Not content to lose out on sales, GHW, having lost the ability to sell its own Gamla labeled wines here in the U.S., decided to simply rebrand their Gamla wines with the name “Gilgal” for our market. Here in the U.S., the Gilgal Syrah 2010 retails for about $15.
Spirits-wise, we thought we’d once again turn our attention to the latest release of the Balvenie Distillery, a distillery whose whiskies seem to be a constant among many of our friends and fellow congregants.
One of only a handful of Scottish family-owned and operated Scotch whisky brands, “The Balvenie” comes from the Balvenie Distillery, which is consequently one of the best-known Scotch distilleries in the U.S., selling more than 70,000 cases in 2012. Owned and operated by William Grant & Sons, Balvenie was built by William Grant in 1892, right next door to the Grant family’s even more famous Glenfiddich Distillery.

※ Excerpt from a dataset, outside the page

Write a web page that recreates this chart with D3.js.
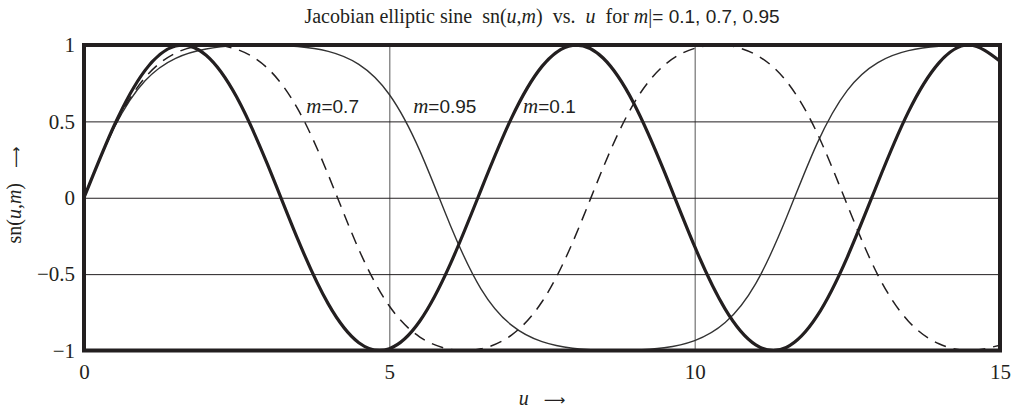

Generally considered by whisky geeks to have the qualitative edge over Glenfiddich, Balvenie is capable of producing more than 5.5 million liters of spirit a year and unusually still has both its own cooperage, where the barrels are made and mended, and its own malting floor, where a portion of its malted barley is prepared for production (the rest is brought in pre-malted according to specifications). Here is its latest release:
Balvenie 15 year old Single Barrel Sherry Cask (47.8 percent abv; $99.99): The nose is fruity and luscious with nutmeg, cinnamon and clove, baked apple, raisin, fig, plums, prunes, toffee, dark chocolate and a most pleasing whiff of dry, well-seasoned oak. On the palate, the whisky is thick, rich and sweet with flavors of apple, plum, cherry and a touch of sweet citrus, a bit of dark chocolate, some enjoyable nuttiness, as well as lovely mid-palate spices of clove, nutmeg and cinnamon that push through the dry and long finish. Excellent! L’Chaim!